** begin Material **

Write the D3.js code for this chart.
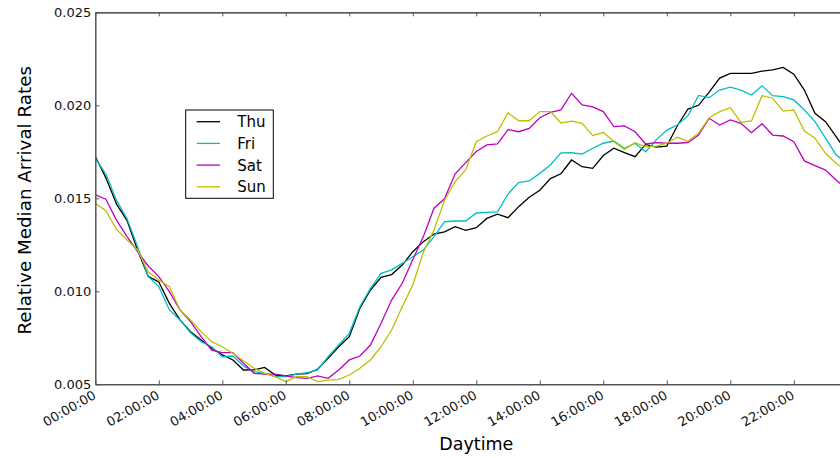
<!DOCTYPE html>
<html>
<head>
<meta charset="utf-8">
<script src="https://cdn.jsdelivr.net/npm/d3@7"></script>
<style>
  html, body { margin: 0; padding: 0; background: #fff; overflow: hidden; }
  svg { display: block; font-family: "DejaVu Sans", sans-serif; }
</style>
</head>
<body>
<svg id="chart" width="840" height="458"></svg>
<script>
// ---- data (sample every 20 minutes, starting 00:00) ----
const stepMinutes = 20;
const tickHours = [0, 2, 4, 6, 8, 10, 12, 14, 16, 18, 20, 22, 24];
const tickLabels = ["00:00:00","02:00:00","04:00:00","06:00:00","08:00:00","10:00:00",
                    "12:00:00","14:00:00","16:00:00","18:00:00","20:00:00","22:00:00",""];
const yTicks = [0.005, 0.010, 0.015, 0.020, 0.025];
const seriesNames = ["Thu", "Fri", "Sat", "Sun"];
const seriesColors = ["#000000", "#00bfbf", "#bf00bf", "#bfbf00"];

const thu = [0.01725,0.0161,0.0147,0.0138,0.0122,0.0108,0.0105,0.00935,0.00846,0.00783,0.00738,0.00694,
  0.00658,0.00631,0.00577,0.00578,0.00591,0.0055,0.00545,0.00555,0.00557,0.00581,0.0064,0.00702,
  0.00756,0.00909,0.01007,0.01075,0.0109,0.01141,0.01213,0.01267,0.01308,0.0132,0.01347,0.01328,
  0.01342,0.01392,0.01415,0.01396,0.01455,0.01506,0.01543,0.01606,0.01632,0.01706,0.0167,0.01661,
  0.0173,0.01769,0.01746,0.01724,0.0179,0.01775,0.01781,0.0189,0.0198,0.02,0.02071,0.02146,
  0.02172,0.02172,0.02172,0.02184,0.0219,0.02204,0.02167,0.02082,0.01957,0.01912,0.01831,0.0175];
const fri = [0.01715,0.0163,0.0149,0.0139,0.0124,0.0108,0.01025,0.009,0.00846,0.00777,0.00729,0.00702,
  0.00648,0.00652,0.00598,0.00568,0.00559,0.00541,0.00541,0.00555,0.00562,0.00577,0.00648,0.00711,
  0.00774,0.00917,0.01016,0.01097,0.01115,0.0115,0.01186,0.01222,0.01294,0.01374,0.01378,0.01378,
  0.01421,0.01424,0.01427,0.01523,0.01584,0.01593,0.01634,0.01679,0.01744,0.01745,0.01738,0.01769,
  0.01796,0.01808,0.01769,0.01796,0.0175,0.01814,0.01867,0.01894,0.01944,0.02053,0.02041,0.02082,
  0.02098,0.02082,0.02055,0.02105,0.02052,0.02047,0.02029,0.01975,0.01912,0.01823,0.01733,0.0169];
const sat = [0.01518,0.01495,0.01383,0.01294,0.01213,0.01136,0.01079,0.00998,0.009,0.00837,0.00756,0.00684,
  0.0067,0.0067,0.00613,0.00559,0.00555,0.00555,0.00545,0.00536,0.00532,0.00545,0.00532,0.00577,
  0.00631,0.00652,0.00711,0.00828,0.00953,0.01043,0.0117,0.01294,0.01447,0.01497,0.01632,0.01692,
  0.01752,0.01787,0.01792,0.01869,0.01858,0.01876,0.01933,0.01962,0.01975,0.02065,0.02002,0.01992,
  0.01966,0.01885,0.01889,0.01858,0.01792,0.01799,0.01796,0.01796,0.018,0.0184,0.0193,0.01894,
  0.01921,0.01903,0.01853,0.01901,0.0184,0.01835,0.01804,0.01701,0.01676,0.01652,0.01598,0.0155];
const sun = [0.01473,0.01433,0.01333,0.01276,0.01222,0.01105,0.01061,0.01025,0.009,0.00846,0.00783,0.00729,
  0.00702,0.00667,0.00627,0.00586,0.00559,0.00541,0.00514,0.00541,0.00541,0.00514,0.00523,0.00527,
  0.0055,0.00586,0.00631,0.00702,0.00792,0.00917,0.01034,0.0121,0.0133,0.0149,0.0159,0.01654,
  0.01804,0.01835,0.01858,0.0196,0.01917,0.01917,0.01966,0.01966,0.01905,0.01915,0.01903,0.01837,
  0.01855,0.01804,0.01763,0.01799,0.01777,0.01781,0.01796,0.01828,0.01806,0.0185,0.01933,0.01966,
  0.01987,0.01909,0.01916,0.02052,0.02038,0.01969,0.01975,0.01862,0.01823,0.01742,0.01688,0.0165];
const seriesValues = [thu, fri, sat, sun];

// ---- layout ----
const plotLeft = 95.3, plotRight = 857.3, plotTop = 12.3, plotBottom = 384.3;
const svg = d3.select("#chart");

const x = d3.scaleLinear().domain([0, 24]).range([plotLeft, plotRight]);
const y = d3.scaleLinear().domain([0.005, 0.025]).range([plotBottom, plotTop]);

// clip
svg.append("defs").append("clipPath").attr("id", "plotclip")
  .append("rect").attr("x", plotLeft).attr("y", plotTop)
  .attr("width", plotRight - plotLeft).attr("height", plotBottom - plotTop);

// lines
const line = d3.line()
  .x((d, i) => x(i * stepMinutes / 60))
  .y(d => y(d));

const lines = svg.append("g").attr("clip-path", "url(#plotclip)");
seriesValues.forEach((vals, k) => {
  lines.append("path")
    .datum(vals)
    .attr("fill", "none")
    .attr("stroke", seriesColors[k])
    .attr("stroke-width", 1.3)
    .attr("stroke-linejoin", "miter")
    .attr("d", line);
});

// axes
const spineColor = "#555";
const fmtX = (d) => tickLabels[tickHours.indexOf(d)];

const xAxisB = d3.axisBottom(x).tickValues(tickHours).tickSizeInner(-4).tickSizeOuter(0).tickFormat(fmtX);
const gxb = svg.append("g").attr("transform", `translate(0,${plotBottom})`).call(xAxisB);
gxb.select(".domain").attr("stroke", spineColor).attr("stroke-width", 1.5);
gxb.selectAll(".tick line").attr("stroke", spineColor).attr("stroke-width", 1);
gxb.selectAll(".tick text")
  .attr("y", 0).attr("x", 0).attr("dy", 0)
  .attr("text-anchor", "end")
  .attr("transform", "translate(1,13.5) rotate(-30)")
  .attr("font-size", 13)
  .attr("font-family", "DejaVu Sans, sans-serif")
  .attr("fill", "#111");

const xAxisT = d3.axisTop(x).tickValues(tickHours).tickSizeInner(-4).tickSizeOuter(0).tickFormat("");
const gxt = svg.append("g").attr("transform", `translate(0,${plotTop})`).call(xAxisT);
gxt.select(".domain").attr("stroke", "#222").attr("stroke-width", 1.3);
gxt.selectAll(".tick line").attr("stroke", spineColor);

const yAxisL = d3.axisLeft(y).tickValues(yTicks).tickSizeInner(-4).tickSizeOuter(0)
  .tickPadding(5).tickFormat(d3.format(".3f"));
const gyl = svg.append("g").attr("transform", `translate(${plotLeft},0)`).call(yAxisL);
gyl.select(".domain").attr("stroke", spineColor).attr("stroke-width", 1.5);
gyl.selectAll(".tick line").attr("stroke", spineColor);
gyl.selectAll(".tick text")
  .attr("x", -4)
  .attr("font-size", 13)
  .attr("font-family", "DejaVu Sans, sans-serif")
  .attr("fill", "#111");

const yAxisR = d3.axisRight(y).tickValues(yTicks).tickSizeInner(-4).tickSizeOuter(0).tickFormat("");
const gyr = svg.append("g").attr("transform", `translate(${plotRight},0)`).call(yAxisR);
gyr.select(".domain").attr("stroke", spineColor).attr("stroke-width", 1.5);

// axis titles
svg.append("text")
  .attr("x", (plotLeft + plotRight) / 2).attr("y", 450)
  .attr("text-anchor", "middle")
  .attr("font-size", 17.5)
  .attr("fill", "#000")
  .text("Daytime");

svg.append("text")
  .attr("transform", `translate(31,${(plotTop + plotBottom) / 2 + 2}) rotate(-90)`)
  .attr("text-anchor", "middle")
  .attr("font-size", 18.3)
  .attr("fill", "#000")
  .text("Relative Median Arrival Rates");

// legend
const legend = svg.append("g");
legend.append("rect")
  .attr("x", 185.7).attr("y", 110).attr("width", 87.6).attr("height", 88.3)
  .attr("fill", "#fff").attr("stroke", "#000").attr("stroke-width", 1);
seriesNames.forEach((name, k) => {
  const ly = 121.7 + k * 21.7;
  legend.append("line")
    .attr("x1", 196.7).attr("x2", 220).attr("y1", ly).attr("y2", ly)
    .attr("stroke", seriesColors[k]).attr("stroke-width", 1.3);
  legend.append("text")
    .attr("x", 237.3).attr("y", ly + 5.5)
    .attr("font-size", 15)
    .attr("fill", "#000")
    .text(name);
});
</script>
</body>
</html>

** end Material **

Pull out each line of the listing that holds the string "chart".

Solved exercise
Write the D3.js code for this chart.
<svg id="chart" width="840" height="458"></svg>
const svg = d3.select("#chart");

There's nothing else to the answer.